Como es sabido, la Inquisición
persiguió con saña la alcahuetería, que tantos abusos propiciaba. En este caso
también se mantuvo la tradición alfonsí, pues en su magna obra se advertía a
quienes osaran hacer hechizos para «enamorar los omes con las mujeres nin para
departir el amor que algunos ouiessen entre si». Hasta tal punto estaba
identificada esta figura que adquirió perfiles literarios con la publicación de
La Celestina, nombre dado a la Tragicomedia de Calisto y Melibea, que en
la Partida Séptima se incluye una
definición de los alcahuetes, «ayudadores del pecado», de los que se dice que
«son una manera de gente, de que viene mucho mal a la tierra. Ca sus palabras
dañan a los que los creen, e los traen al pecado de luxuria». Todo ello conduce
a una incómoda realidad incompatible con los prejuicios de gran parte de
nuestra autoproclamada, adanista y plurinacional izquierda: ¿cabría adjudicar
cierta dosis feminista a la tradición legal española e incluso al Santo Oficio?
A la desazón que puede producir tal
interrogante hemos de añadir otro desasosegante cuestionamiento derivado de un
dato ofrecido por la republicana pluma de Claudio Sánchez Albornoz en su
clásico España: un enigma histórico.
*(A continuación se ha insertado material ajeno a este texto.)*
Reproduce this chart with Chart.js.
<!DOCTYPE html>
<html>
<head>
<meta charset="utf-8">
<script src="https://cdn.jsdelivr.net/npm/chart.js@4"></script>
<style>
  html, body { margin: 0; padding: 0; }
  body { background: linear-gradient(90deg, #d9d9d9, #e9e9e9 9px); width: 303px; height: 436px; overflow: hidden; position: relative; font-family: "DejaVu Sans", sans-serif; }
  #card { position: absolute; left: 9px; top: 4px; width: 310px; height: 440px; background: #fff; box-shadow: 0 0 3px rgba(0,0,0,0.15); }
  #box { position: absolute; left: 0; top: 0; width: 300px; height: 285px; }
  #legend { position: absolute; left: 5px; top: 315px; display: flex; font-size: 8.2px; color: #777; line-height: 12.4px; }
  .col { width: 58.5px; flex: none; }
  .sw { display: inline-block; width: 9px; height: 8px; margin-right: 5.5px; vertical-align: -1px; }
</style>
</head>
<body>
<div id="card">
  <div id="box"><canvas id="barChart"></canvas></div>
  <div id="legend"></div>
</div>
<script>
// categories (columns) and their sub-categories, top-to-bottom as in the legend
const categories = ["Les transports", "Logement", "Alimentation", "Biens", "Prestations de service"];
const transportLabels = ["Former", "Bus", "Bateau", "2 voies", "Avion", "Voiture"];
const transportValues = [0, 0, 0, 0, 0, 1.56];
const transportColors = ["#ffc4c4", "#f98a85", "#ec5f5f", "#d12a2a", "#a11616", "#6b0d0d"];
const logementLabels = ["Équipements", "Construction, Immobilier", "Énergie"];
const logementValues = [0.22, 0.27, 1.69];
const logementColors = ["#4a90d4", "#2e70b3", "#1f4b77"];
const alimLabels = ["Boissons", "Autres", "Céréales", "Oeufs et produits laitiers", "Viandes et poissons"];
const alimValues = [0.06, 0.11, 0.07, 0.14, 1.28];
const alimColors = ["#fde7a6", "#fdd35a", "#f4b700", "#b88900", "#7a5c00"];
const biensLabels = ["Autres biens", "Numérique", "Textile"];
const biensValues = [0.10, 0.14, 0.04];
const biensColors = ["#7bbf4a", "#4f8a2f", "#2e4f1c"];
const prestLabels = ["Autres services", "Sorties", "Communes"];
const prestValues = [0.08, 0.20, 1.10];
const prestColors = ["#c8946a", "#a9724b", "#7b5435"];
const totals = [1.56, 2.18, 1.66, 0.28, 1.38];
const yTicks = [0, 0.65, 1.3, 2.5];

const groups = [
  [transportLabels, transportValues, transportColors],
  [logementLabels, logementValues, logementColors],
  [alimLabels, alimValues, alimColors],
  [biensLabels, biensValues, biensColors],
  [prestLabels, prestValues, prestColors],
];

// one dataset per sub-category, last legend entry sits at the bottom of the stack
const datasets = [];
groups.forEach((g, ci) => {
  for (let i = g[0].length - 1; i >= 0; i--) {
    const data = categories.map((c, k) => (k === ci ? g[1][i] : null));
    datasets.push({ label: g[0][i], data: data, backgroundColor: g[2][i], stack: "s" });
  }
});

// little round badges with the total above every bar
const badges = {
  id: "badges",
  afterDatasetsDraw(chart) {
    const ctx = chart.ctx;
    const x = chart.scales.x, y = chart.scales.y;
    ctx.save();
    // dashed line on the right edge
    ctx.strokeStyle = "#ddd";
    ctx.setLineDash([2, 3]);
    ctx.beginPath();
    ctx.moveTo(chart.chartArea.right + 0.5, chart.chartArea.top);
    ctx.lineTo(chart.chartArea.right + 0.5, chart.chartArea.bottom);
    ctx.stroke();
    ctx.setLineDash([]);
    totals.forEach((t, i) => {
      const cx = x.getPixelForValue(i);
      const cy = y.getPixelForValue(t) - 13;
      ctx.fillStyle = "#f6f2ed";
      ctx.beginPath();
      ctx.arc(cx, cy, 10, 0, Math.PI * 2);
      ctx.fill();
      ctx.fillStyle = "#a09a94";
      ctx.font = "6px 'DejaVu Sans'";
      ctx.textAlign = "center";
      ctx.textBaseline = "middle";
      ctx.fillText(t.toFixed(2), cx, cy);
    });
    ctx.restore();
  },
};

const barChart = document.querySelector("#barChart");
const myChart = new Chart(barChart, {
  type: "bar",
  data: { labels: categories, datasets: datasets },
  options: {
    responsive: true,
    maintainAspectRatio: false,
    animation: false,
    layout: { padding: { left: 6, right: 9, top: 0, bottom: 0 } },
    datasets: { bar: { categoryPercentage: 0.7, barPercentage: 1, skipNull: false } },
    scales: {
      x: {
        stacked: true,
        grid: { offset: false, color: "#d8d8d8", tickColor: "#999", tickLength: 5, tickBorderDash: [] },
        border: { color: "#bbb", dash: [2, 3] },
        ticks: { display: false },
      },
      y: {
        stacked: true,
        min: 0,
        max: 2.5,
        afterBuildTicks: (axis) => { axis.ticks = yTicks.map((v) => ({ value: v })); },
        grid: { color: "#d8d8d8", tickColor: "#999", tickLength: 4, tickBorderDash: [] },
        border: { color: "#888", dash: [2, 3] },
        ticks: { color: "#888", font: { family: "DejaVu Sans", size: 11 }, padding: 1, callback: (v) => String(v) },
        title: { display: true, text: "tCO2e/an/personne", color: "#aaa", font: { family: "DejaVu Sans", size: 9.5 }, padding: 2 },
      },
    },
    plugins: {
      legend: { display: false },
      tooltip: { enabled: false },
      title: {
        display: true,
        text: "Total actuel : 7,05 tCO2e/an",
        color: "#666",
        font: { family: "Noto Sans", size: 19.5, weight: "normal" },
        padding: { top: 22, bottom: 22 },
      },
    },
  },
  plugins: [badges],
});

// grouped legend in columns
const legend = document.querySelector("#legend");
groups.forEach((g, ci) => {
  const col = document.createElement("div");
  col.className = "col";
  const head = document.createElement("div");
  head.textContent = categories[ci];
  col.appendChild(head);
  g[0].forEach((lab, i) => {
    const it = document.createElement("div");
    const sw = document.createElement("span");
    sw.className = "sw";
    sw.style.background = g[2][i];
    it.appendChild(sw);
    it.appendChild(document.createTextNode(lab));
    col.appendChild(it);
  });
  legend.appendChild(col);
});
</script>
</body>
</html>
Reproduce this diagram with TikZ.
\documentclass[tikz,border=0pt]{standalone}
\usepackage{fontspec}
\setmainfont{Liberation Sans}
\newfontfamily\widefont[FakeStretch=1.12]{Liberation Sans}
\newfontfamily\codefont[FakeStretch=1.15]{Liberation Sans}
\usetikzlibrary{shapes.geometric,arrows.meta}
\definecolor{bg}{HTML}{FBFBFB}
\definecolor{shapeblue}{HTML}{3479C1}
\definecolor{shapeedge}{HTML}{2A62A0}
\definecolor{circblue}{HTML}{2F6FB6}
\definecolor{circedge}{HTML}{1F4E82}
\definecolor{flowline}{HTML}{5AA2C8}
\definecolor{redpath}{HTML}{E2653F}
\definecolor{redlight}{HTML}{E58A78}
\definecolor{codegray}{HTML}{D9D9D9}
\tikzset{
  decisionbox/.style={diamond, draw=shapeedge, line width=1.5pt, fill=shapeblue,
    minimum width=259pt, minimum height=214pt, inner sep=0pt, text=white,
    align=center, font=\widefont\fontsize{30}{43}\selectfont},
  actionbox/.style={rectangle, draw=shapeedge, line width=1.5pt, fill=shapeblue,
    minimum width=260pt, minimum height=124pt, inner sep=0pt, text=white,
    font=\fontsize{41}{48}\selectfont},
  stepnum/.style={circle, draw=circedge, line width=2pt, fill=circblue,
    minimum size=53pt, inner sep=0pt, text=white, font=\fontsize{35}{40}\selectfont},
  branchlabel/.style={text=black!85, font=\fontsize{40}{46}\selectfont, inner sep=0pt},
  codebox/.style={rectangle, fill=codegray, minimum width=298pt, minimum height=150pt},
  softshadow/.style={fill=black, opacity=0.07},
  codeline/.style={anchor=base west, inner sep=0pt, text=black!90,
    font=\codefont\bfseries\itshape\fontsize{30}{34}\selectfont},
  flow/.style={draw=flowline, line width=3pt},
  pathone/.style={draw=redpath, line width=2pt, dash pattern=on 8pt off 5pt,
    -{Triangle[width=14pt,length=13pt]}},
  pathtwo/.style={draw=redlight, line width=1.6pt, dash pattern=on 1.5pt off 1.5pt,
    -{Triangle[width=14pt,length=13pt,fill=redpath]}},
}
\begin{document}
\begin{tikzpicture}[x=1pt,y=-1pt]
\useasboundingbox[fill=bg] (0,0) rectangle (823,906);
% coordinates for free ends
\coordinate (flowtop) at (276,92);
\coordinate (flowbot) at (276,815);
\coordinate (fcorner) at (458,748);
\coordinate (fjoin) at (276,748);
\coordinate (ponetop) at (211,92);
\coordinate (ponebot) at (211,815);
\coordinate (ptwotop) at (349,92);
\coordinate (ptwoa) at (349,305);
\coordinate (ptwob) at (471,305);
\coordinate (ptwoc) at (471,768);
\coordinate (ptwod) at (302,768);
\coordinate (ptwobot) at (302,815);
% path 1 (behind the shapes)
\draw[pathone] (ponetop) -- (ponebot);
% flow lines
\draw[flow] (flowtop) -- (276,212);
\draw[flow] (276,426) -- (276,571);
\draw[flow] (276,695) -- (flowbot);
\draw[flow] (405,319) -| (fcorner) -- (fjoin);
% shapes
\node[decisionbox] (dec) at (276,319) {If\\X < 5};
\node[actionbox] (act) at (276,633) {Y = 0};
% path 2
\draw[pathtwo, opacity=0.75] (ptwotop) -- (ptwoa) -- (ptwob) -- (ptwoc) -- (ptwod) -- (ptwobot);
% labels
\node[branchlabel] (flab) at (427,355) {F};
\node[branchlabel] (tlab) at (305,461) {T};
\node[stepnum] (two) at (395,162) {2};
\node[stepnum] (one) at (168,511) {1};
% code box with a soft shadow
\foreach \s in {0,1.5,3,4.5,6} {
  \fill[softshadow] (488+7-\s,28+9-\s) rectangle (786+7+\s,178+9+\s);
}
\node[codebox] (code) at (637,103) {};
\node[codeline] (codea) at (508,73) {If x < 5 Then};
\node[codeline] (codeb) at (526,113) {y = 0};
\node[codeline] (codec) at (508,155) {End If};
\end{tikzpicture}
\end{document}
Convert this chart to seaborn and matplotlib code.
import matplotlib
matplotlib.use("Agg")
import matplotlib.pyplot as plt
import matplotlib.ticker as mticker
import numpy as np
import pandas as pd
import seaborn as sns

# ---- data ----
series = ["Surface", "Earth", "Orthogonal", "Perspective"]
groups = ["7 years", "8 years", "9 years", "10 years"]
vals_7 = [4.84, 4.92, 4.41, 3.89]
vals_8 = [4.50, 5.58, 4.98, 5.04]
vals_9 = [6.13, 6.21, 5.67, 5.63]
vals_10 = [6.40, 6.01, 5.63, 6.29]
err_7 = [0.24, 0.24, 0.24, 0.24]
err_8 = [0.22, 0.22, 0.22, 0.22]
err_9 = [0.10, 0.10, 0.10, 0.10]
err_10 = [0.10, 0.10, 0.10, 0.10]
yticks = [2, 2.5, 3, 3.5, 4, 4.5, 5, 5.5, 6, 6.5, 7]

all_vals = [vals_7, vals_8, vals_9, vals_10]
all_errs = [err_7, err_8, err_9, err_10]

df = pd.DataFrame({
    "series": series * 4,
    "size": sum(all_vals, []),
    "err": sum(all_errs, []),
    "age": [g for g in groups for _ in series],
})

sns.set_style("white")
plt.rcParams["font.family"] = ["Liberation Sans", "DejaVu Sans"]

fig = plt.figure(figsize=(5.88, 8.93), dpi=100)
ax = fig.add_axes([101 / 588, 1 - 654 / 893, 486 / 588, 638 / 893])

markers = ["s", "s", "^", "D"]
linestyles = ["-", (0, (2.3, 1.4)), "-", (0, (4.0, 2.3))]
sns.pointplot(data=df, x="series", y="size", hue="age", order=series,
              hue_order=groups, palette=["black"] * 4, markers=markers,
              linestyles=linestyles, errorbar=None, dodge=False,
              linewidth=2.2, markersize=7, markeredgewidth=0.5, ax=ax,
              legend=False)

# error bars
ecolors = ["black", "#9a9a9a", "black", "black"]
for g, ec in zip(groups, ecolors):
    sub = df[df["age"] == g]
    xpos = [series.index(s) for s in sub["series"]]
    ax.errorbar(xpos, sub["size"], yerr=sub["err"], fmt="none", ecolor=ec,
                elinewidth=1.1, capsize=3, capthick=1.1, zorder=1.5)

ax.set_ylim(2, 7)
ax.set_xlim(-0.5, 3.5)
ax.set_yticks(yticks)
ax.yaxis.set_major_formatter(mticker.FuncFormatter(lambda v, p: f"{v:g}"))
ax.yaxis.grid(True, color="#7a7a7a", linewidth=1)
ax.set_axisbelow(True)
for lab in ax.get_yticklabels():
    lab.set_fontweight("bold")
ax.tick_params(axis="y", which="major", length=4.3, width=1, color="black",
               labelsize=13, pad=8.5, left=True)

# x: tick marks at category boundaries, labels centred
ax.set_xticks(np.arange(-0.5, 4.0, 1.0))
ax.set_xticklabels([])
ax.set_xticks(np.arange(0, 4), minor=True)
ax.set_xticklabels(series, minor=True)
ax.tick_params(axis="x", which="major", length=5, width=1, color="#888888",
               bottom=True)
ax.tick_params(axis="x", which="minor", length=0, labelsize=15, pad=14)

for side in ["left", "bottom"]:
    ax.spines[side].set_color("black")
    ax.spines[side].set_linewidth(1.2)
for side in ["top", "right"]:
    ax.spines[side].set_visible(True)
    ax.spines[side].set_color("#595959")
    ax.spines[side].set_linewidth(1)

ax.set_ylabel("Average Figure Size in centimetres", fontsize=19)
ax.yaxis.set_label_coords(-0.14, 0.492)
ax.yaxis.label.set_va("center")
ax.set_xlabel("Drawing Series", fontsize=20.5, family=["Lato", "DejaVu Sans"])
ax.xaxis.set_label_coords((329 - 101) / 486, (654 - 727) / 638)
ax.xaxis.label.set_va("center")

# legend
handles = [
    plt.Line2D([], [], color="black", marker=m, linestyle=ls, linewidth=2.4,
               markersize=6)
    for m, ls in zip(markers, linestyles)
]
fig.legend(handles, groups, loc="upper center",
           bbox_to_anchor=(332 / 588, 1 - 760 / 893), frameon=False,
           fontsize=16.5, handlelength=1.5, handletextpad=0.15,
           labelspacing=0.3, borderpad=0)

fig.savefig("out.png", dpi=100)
Según
narra don Claudio, para desengaño de beatos europeístas, los Pirineos fueron
algo más que una frontera política entre Francia y España, pues mientras al
norte, Jean Froissart creía en hadas y ninfas y admitía la posibilidad de que
los caballeros se pudieran convertir en osos y los espíritus en cerdos, el
canciller Ayala tan sólo creía en los milagros, obra divina, al cabo. Refiere
también Sánchez Albornoz el caso de Gilles de Rais, que sacrificó a Satán
ciento cuarenta niños con el fin de obtener oro y poder.
Estos y otros muchos casos podrían
esgrimirse ante los muchos cultivadores de la imagen de una España y una
Iglesia católica caracterizadas por su fanatismo. Un colectivo integrado por
individuos de ambos hemisferios encantados de seguir disfrutando de la mieles
que ofrece la interminable rave negrolegendaria.